Chapter authors discuss relatively socially acceptable crimes that happened a fairly long time ago; there is a suitable degree of distance, which is understandable. It is noteworthy there is not a chapter from someone convicted of sexual offences. As James Docherty explicitly notes, even as a child he ‘… knew what happened to sex offenders in these places’ (p.109). I am not suggesting a tick box approach to authors representative of different offence types, but it is unlikely that a person in such circumstances would be displaying their real name or prison ID. They may have a particular perspective on what makes a good prison officer for someone in their position with a label that frequently puts them at the bottom of the prison social hierarchy, rendered vulnerable to attacks.

The book serves to remind us of the importance of relationships and the power of hope. All contributors are consistent in their view that relationships are the agents of change. James Docherty's chapter argues for appreciating experience of prison as part of the ‘… multi-faceted solution to the issues and barriers people face in overcoming life-long adversities’ (p.113). Brierley suggests that the production of the book itself ‘constitutes a symbolic action of progress’ (p.6).
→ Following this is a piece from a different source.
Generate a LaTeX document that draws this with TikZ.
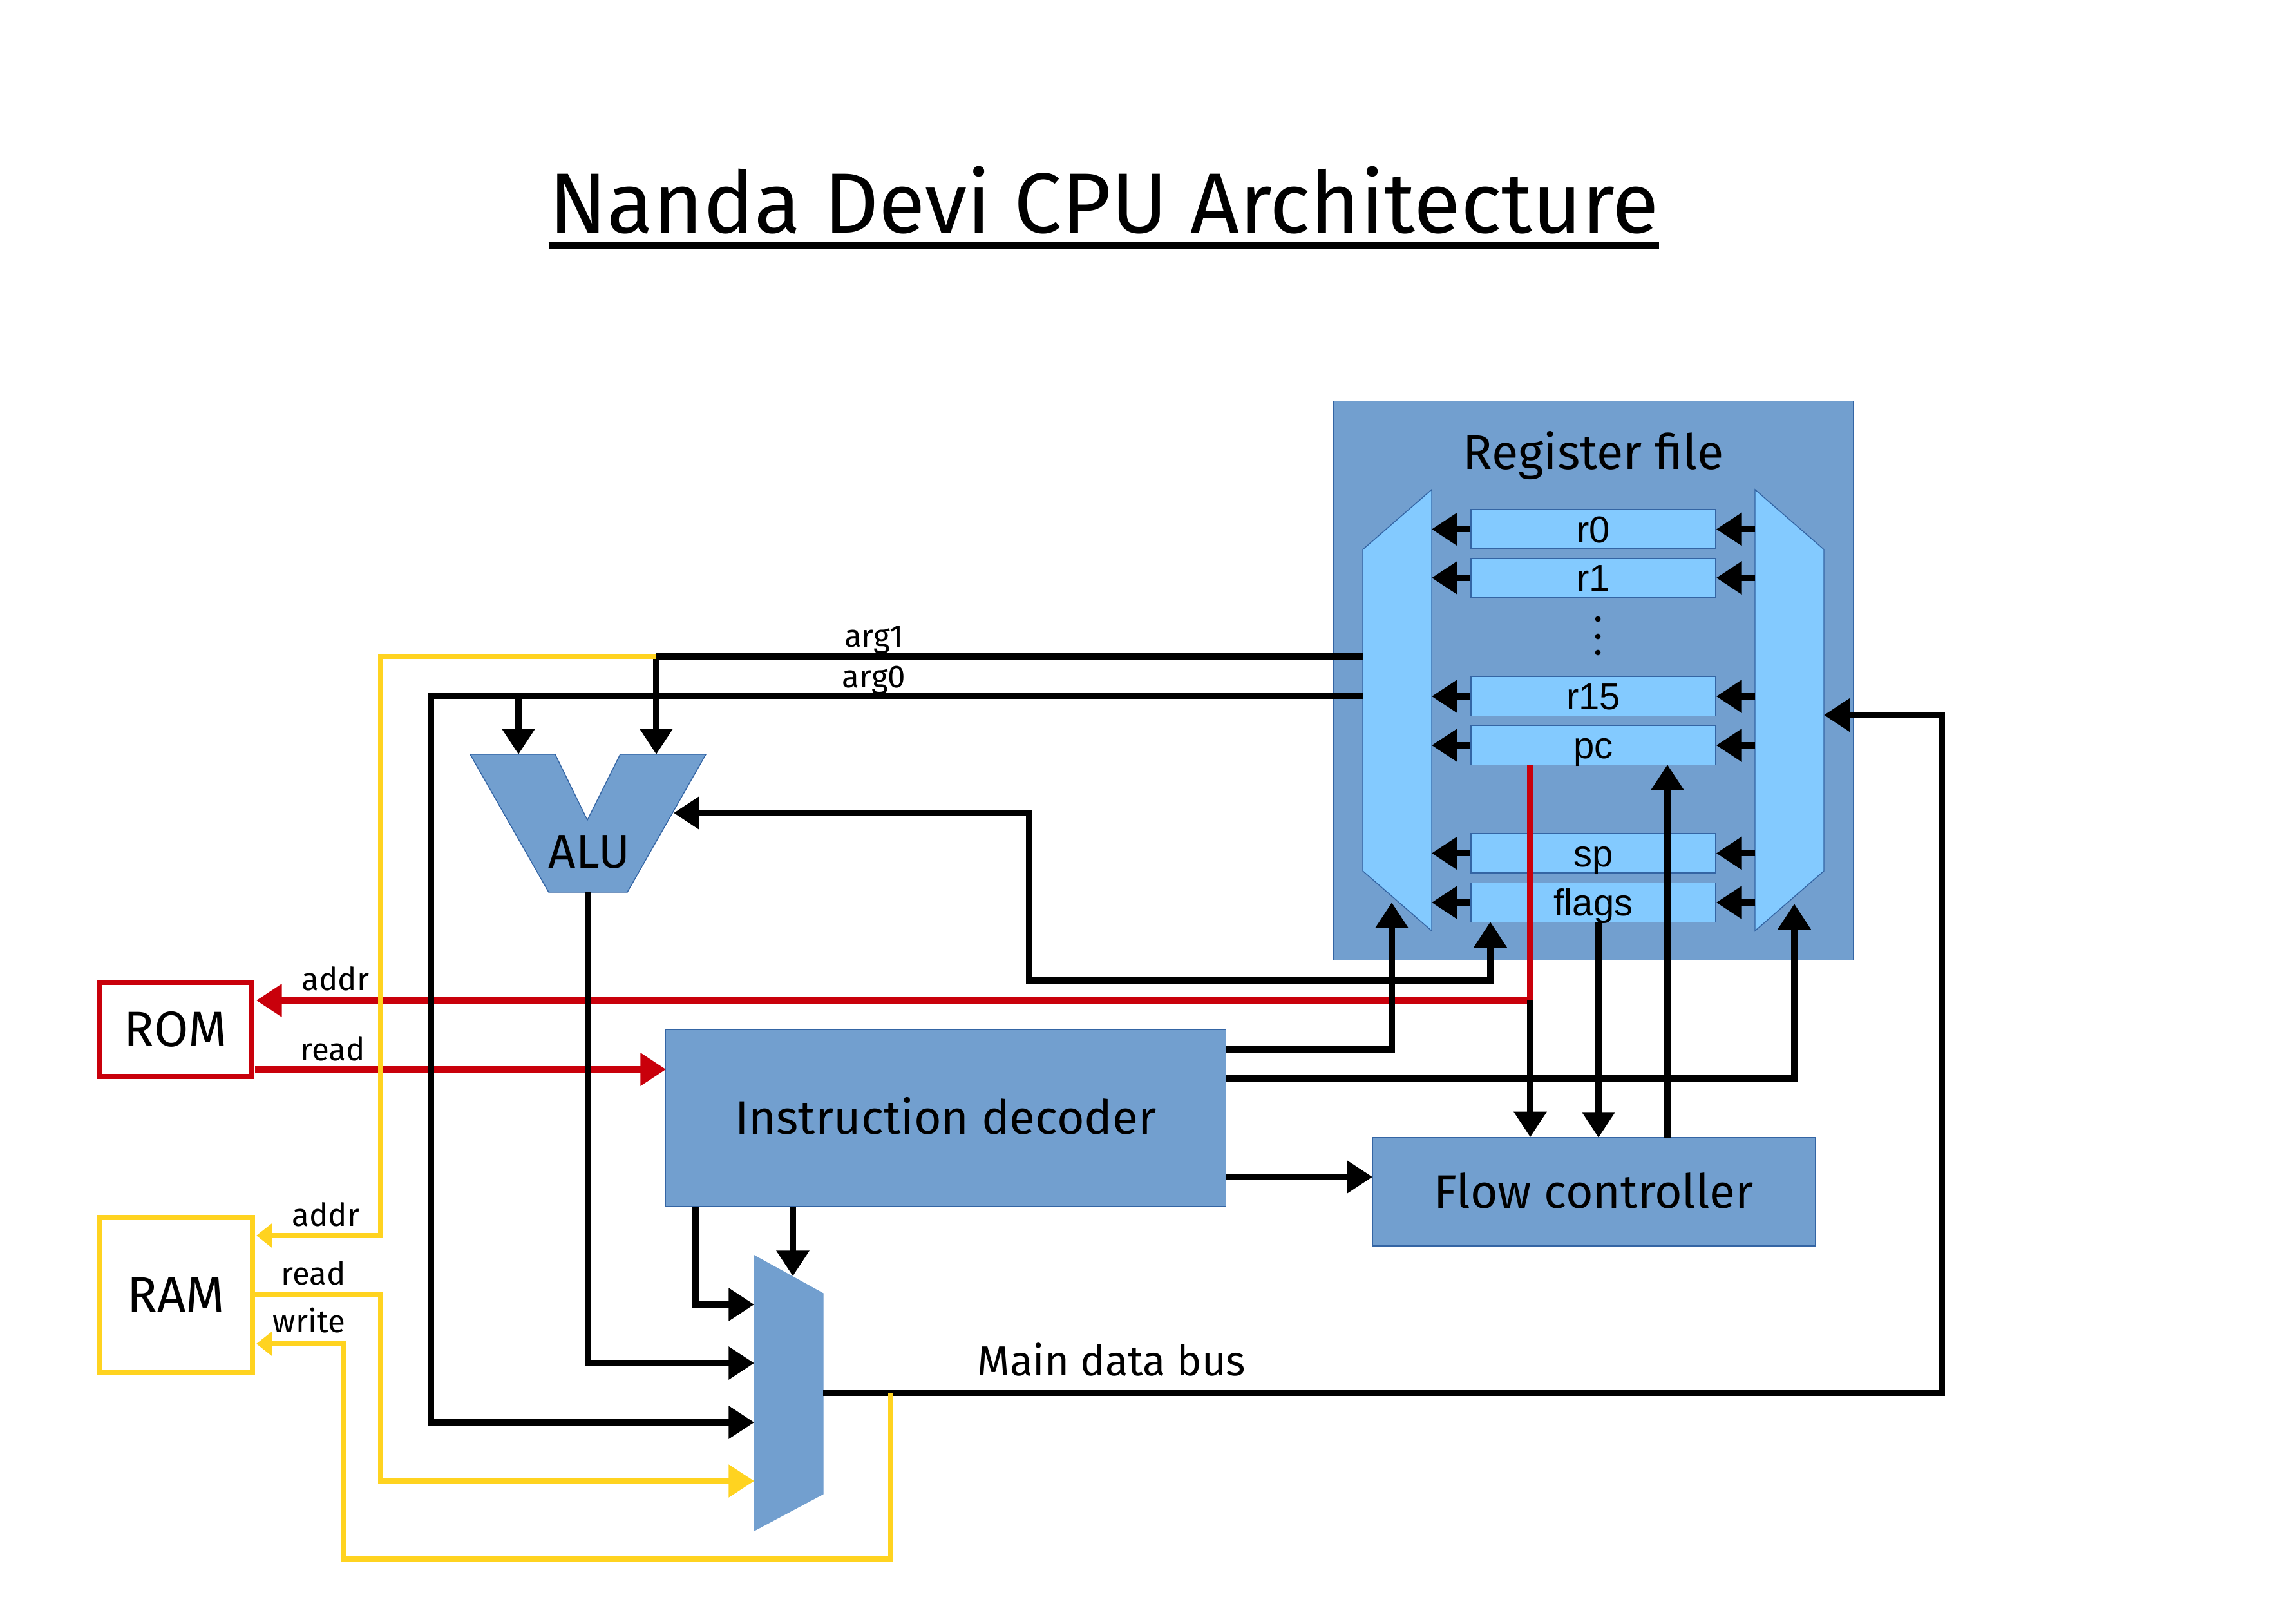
\documentclass[tikz,border=0pt]{standalone}
\usepackage{fontspec}
\setmainfont{Fira Sans}
\newfontfamily\regfont{Liberation Sans}
\usetikzlibrary{arrows.meta}
\definecolor{cblue}{HTML}{729FCF}
\definecolor{clight}{HTML}{83CAFF}
\definecolor{cedge}{HTML}{3465A4}
\definecolor{cred}{HTML}{C9000B}
\definecolor{cyel}{HTML}{FFD320}
\begin{document}
\begin{tikzpicture}[x=0.01cm,y=-0.01cm,
  bk/.style={line width=2.6pt, black},
  rd/.style={line width=2.7pt, cred},
  yl/.style={line width=2.3pt, cyel},
  tip/.style={-{Triangle[length=11.3pt,width=14pt]}},
  tipboth/.style={{Triangle[length=11.3pt,width=14pt]}-{Triangle[length=11.3pt,width=14pt]}},
  smalltip/.style={-{Triangle[length=7pt,width=10.5pt]}},
  mx/.style={draw=cedge, line width=0.4pt},
  blk/.style={draw=cedge, line width=0.4pt, fill=cblue, inner sep=0pt,
    font=\fontsize{20.8}{24}\selectfont, text height=14.3pt, text depth=0pt},
  reg/.style={draw=cedge, line width=0.4pt, fill=clight, inner sep=0pt,
    minimum width=3.8cm, minimum height=0.61cm,
    font=\regfont\fontsize{16.5}{18}\selectfont, text height=11.8pt, text depth=0pt},
  mem/.style={line width=2.4pt, fill=white, inner sep=0pt,
    minimum width=2.37cm, font=\fontsize{22}{24}\selectfont, text height=15.2pt, text depth=0pt},
  lbl/.style={font=\fontsize{14}{16}\selectfont, anchor=base, inner sep=0pt}
]
\path[use as bounding box] (0,0) rectangle (3565,2521);

% title
\node[font=\fontsize{37.7}{42}\selectfont, anchor=base, inner sep=0pt] (title) at (1714,361) {Nanda Devi CPU Architecture};
\coordinate (ul) at (0,381);
\draw[line width=2.8pt] (title.west |- ul) -- (title.east |- ul);

% register file
\node[blk, minimum width=8.06cm, minimum height=8.67cm] (rf) at (2474,1056.5) {};
\node[font=\fontsize{21.5}{24}\selectfont, anchor=base, inner sep=0pt] (rft) at (2474,728) {Register file};

% left and right register muxes
\path[mx, fill=clight] (2223,760) coordinate (lm1) -- (2223,1445) coordinate (lm2) -- (2116,1352) coordinate (lm3) -- (2116,853) coordinate (lm4) -- cycle;
\path[mx, fill=clight] (2725,760) coordinate (rm1) -- (2832,853) coordinate (rm2) -- (2832,1352) coordinate (rm3) -- (2725,1445) coordinate (rm4) -- cycle;

% registers
\foreach \n/\yy in {r0/821.5, r1/897, r15/1081, pc/1157, sp/1324.5, flags/1401}
  \node[reg] (\n) at (2474,\yy) {\n};
\foreach \n in {r0,r1,r15,pc,sp,flags} {
  \draw[bk, tip] (\n.west) -- (\n.west -| lm1);
  \draw[bk, tip] (\n.east -| rm1) -- (\n.east);
}
\foreach \yy in {961,988,1013}
  \fill (2481,\yy) circle[radius=1.25pt];

% ALU
\path[mx, fill=cblue] (730,1171) -- (862,1171) -- (912,1273) -- (963,1171) -- (1096,1171) -- (974,1385) -- (852,1385) -- cycle;
\node[font=\fontsize{21}{24}\selectfont, anchor=base, inner sep=0pt] (alu) at (915,1347) {ALU};
\coordinate (aluL) at (805,1171);
\coordinate (aluR) at (1019,1171);
\coordinate (aluIn) at (1046,1262);
\coordinate (aluO) at (913,1385);

% main mux
\path[mx, draw=cblue, fill=cblue] (1171,1949) -- (1278,2008) -- (1278,2319) -- (1171,2376) -- cycle;
\coordinate (muxI1) at (1171,2025);
\coordinate (muxI2) at (1171,2116);
\coordinate (muxI3) at (1171,2208);
\coordinate (muxI4) at (1171,2299);
\coordinate (muxT) at (1231,1981);
\coordinate (muxO) at (1278,2162);

% boxes
\node[blk, minimum width=8.69cm, minimum height=2.75cm] (dec) at (1468.5,1735.5) {Instruction decoder};
\node[blk, minimum width=6.87cm, minimum height=1.68cm] (fc) at (2474.5,1850) {Flow controller};
\node[mem, draw=cred, minimum height=1.46cm] (rom) at (272.5,1598) {ROM};
\node[mem, draw=cyel, minimum height=2.40cm] (ram) at (273.5,2010) {RAM};

% ports
\coordinate (lmA1) at (2116,1019);
\coordinate (lmA0) at (2116,1080);
\coordinate (j1) at (1019,1019);
\coordinate (j0) at (805,1080);
\coordinate (flgIn) at (2314,1431);
\coordinate (pcOut) at (2376,1187);
\coordinate (pcJ) at (2376,1553);
\coordinate (romA) at (398,1553);
\coordinate (romR) at (396,1660);
\coordinate (decIn) at (1034,1660);
\coordinate (ramA) at (398,1918);
\coordinate (ramR) at (396,2010);
\coordinate (ramW) at (398,2086);
\coordinate (busJ) at (1383,2162);

% red
\draw[rd, tip] (pcOut) -- (pcJ) -- (romA);
\draw[rd, tip] (romR) -- (decIn);

% black
\draw[bk] (lmA1) -- (j1);
\draw[bk, tip] (j1) -- (aluR);
\draw[bk, tip] (lmA0) -- (669,1080) -- (669,2208) -- (muxI3);
\draw[bk, tip] (j0) -- (aluL);
\draw[bk, tip] (aluO) -- (913,2116) -- (muxI2);
\draw[bk, tipboth] (flgIn) -- (2314,1522) -- (1598,1522) -- (1598,1262) -- (aluIn);
\draw[bk, tip] (pcJ) -- (fc.north -| pcJ);
\draw[bk, tip] (2482,1431) -- (2482,1766);
\draw[bk, tip] (2589,1766) -- (2589,1187);
\draw[bk, tip] (1903,1629) -- (2161,1629) -- (2161,1401);
\draw[bk, tip] (1903,1674) -- (2786,1674) -- (2786,1403);
\draw[bk, tip] (1903,1827) -- (2131,1827);
\draw[bk, tip] (1080,1873) -- (1080,2025) -- (muxI1);
\draw[bk, tip] (1231,1873) -- (muxT);
\draw[bk, tip] (muxO) -- (3015,2162) -- (3015,1110) -- (2832,1110);

% yellow
\draw[yl, smalltip] (j1) -- (591,1019) -- (591,1918) -- (ramA);
\draw[yl, tip] (ramR) -- (591,2010) -- (591,2299) -- (muxI4);
\draw[yl, smalltip] (busJ) -- (1383,2420) -- (533,2420) -- (533,2086) -- (ramW);

% labels
\node[lbl] (larg1) at (1357,1004) {arg1};
\node[lbl] (larg0) at (1357,1067) {arg0};
\node[lbl] (lromA) at (521,1537) {addr};
\node[lbl] (lromR) at (517,1646) {read};
\node[lbl] (lramA) at (506,1903) {addr};
\node[lbl] (lramR) at (487,1994) {read};
\node[lbl] (lramW) at (480,2068) {write};
\node[font=\fontsize{18.5}{21}\selectfont, anchor=base, inner sep=0pt] (lbus) at (1726,2135) {Main data bus};
\end{tikzpicture}
\end{document}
Everyone involved in the book has made an important contribution to understanding about prisons, and the significance of interactions between prisoners and staff in the spaces they share. As a pedantic reader, it was slightly disappointing to notice quite a few minor grammatical and typographical errors or omissions. It is surely the job of ‘the good publisher’ to match these efforts with sufficient resources made available for proofreading.

At its best, the book could be a catalyst for further dialogue that emerges from these unique chapters. The final chapter, ‘Time for change’ suggests that policymakers are an intended audience, but the recommendations feel quite broad, a little rushed and would benefit from greater precision and coherence. As someone with experience of developing prison-university partnerships, facilitating prison classroom spaces with university students and prison learners, I see the value of a potential session, or course, exploring the question: ‘What makes a good prison officer?’, drawing on insights from the book to promote discussion of ideas and practice. It raises the bar and must surely have prompted the publisher to consider a related criminal justice series: The good … probation officer … magistrate … police officer … prosecutor?

Such an approach is welcome because it returns focus to the professional values and skills central to helping the system work as humanely as possible. The book elevates the discussion beyond minimum standards, rules and guidelines to help understand the humanity of staff and prisoners sharing living and working conditions in institutions designed for punishment. Here staff struggle to provide the relational resources (Brierley, Introduction, p.18) that enable people to interact in a more meaningful, trustworthy manner and allow people the chance to move on from sentences with dignity. Credit to everyone involved for their courage and thoughtfulness in provoking a much-needed conversation.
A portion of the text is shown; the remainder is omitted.